IN THE UNITED STATES DISTRICT COURT FOR THE WESTERN DISTRICT OF PENNSYLVANIA


August 26, 2009

DMP LIMITED PARTNERSHIP, PLAINTIFF,
v.
CARIBOU COFFEE COMPANY, INC., DEFENDANT.

The opinion of the court was delivered by: Cathy Bissoon United States Magistrate Judge

Magistrate Judge Bissoon*fn1

MEMORANDUM AND ORDER

I. MEMORANDUM

For the reasons that follow, Defendant's Motion for Summary Judgment (Doc. 25) will be denied.

The facts in this case are well known to the parties, and, given that the Court writes only for them, a detailed background section will not be presented.

In moving for summary judgment, Defendant argues that it owes no rent because the preconditions to payment, in Section 5(A)(i) of the parties' Lease agreement, were not met. See Def.'s Br. (Doc. 27) at 5-7. In relevant part, Section 5(A)(i) reads:

Tenant's [i.e., Defendant's] obligation to pay Minimum Monthly Rental shall commence on the date which is the earlier of[:]
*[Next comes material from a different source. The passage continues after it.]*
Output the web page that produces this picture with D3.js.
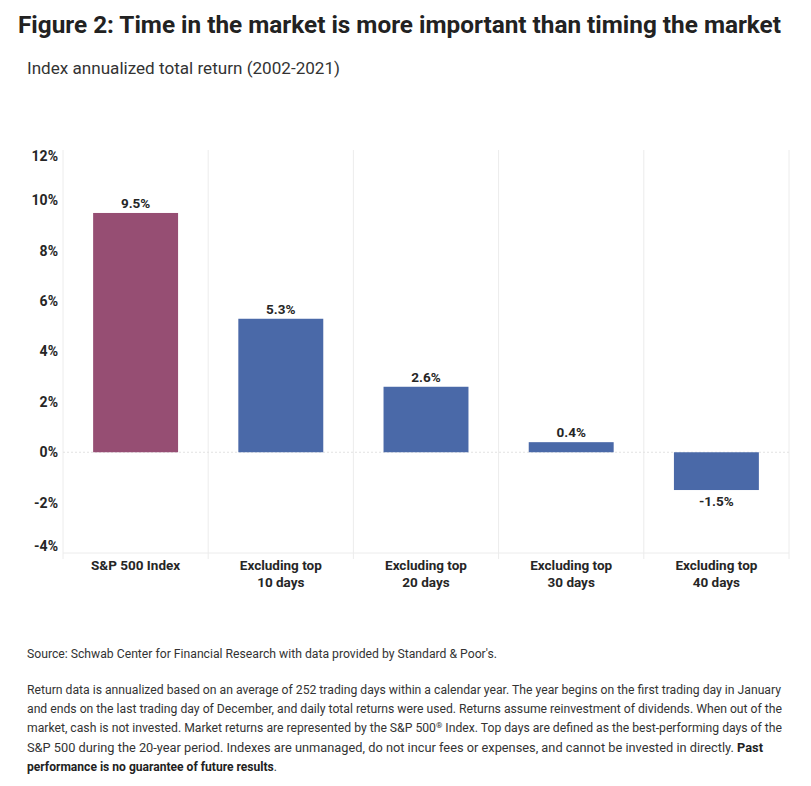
<!DOCTYPE html>
<html>
<head>
<meta charset="utf-8">
<script src="https://cdn.jsdelivr.net/npm/d3@7"></script>
<style>
  body { margin: 0; background: #fff; }
  text { font-family: Roboto, "Noto Sans", sans-serif; fill: #262626; }
</style>
</head>
<body>
<div id="chart"></div>
<script>
// data
var categories = ['S&P 500 Index', 'Excluding top 10 days', 'Excluding top 20 days',
                  'Excluding top 30 days', 'Excluding top 40 days'];
var labelLines = [['S&P 500 Index'], ['Excluding top', '10 days'], ['Excluding top', '20 days'],
                  ['Excluding top', '30 days'], ['Excluding top', '40 days']];
var returns = [9.5, 5.3, 2.6, 0.4, -1.5];
var yTicks = [-4, -2, 0, 2, 4, 6, 8, 10, 12];

(function(d3) {

    var w = 811, h = 786;
    var pLeft = 63, pRight = 789, pTop = 150, pBottom = 553;

    var svg = d3.select('#chart').append('svg')
        .attr('width', w)
        .attr('height', h);

    // title + subtitle
    svg.append('text')
        .attr('x', 18).attr('y', 33)
        .attr('textLength', 763).attr('lengthAdjust', 'spacingAndGlyphs')
        .style('font-size', '24px').style('font-weight', 'bold').style('fill', '#222')
        .text('Figure 2: Time in the market is more important than timing the market');

    svg.append('text')
        .attr('x', 27).attr('y', 74)
        .attr('textLength', 313).attr('lengthAdjust', 'spacingAndGlyphs')
        .style('font-size', '16px').style('fill', '#333')
        .text('Index annualized total return (2002-2021)');

    var x = d3.scaleBand()
        .domain(categories)
        .range([pLeft, pRight]);

    var xBar = d3.scaleBand()
        .domain(categories)
        .range([pLeft, pRight])
        .paddingInner(0.415)
        .paddingOuter(0.2075);

    var y = d3.scaleLinear()
        .domain([-4, 12])
        .range([pBottom, pTop]);

    // vertical cell lines
    var edges = categories.map(function(c) { return x(c); }).concat([pRight]);
    svg.selectAll('.vline')
        .data(edges)
        .enter().append('line')
        .attr('x1', function(d) { return d; })
        .attr('x2', function(d) { return d; })
        .attr('y1', pTop)
        .attr('y2', pBottom + 6)
        .attr('stroke', '#ececec')
        .attr('stroke-width', 1);

    // bottom line
    svg.append('line')
        .attr('x1', pLeft).attr('x2', pRight)
        .attr('y1', pBottom).attr('y2', pBottom)
        .attr('stroke', '#ececec');

    // zero line
    svg.append('line')
        .attr('x1', pLeft).attr('x2', pRight)
        .attr('y1', y(0)).attr('y2', y(0))
        .attr('stroke', '#e2e2e2')
        .attr('stroke-dasharray', '2,2');

    // y tick labels (end ones pulled inward like the original)
    svg.selectAll('.ytick')
        .data(yTicks)
        .enter().append('text')
        .attr('x', 58)
        .attr('y', function(d) {
            var shift = d === 12 ? 6 : (d === -4 ? -7 : 0);
            return y(d) + shift;
        })
        .attr('dy', '0.35em')
        .attr('text-anchor', 'end')
        .style('font-size', '14px').style('font-weight', 'bold')
        .text(function(d) { return d + '%'; });

    // bars
    svg.selectAll('.bar')
        .data(returns)
        .enter().append('rect')
        .attr('x', function(d, i) { return xBar(categories[i]); })
        .attr('width', xBar.bandwidth())
        .attr('y', function(d) { return y(Math.max(0, d)); })
        .attr('height', function(d) { return Math.abs(y(d) - y(0)); })
        .attr('fill', function(d, i) { return i === 0 ? '#964e73' : '#4a69a8'; });

    // value labels
    svg.selectAll('.val')
        .data(returns)
        .enter().append('text')
        .attr('x', function(d, i) { return x(categories[i]) + x.bandwidth() / 2; })
        .attr('y', function(d) { return d >= 0 ? y(d) - 5 : y(d) + 16; })
        .attr('text-anchor', 'middle')
        .style('font-size', '13.5px').style('font-weight', 'bold')
        .text(function(d) { return d.toFixed(1) + '%'; });

    // category labels
    labelLines.forEach(function(lines, i) {
        var t = svg.append('text')
            .attr('text-anchor', 'middle')
            .style('font-size', '13.5px').style('font-weight', 'bold');
        lines.forEach(function(l, j) {
            t.append('tspan')
                .attr('x', x(categories[i]) + x.bandwidth() / 2)
                .attr('y', 570 + j * 17)
                .text(l);
        });
    });

    // footer
    svg.append('text')
        .attr('x', 27).attr('y', 658)
        .attr('textLength', 470).attr('lengthAdjust', 'spacingAndGlyphs')
        .style('font-size', '12px').style('fill', '#333')
        .text("Source: Schwab Center for Financial Research with data provided by Standard & Poor's.");

    var notes = [
        { len: 754, parts: [['Return data is annualized based on an average of 252 trading days within a calendar year. The year begins on the first trading day in January', false]] },
        { len: 755, parts: [['and ends on the last trading day of December, and daily total returns were used. Returns assume reinvestment of dividends. When out of the', false]] },
        { len: 755, parts: [['market, cash is not invested. Market returns are represented by the S&P 500', false], ['®', 'sup'], [' Index. Top days are defined as the best-performing days of the', false]] },
        { len: 736, parts: [['S&P 500 during the 20-year period. Indexes are unmanaged, do not incur fees or expenses, and cannot be invested in directly. ', false], ['Past', true]] },
        { len: 250, parts: [['performance is no guarantee of future results', true], ['.', false]] }
    ];

    notes.forEach(function(n, i) {
        var t = svg.append('text')
            .attr('x', 27).attr('y', 694 + i * 19.2)
            .attr('textLength', n.len).attr('lengthAdjust', 'spacingAndGlyphs')
            .style('font-size', '12px').style('fill', '#333');
        n.parts.forEach(function(p) {
            var s = t.append('tspan').text(p[0]);
            if (p[1] === true) s.style('font-weight', 'bold').style('fill', '#222');
            if (p[1] === 'sup') s.attr('baseline-shift', 'super').style('font-size', '8px');
        });
    });

})(window.d3);
</script>
</body>
</html>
(x) . . . seventy-five (75) days after the date that the City of Pittsburgh issues the building permit for the Tenant's Work, . . . which Tenant's Work Plans are set forth generally on Exhibits A-2-l and A-2-2 . . . [and] further described on Exhibit C . . ., provided, however, that Tenant shall promptly after the execution of this Lease diligently proceed to prosecute to completion the Tenant's Demolition Work, that is part of its Tenant's Work Plans[,] and shall thereafter prepare plans and specifications for the build-out of the Tenant's Space Plans for the Premises that is part of its Tenant's Work, which time period for preparation of such specifications and plans shall not exceed six (6) weeks following the substantial completion of the Tenant's Demolition Work ("Six Week Period"), or (y) if Tenant shall fail to diligently proceed to prosecute to completion its Demolition Work or if Tenant shall fail to apply for its City Building Permit on or before the end of the Six Week Period, then . . . seventy-five (75) days after the date of the execution of this Lease . . ., or (z) the date Tenant opens for business in the Premises . . . .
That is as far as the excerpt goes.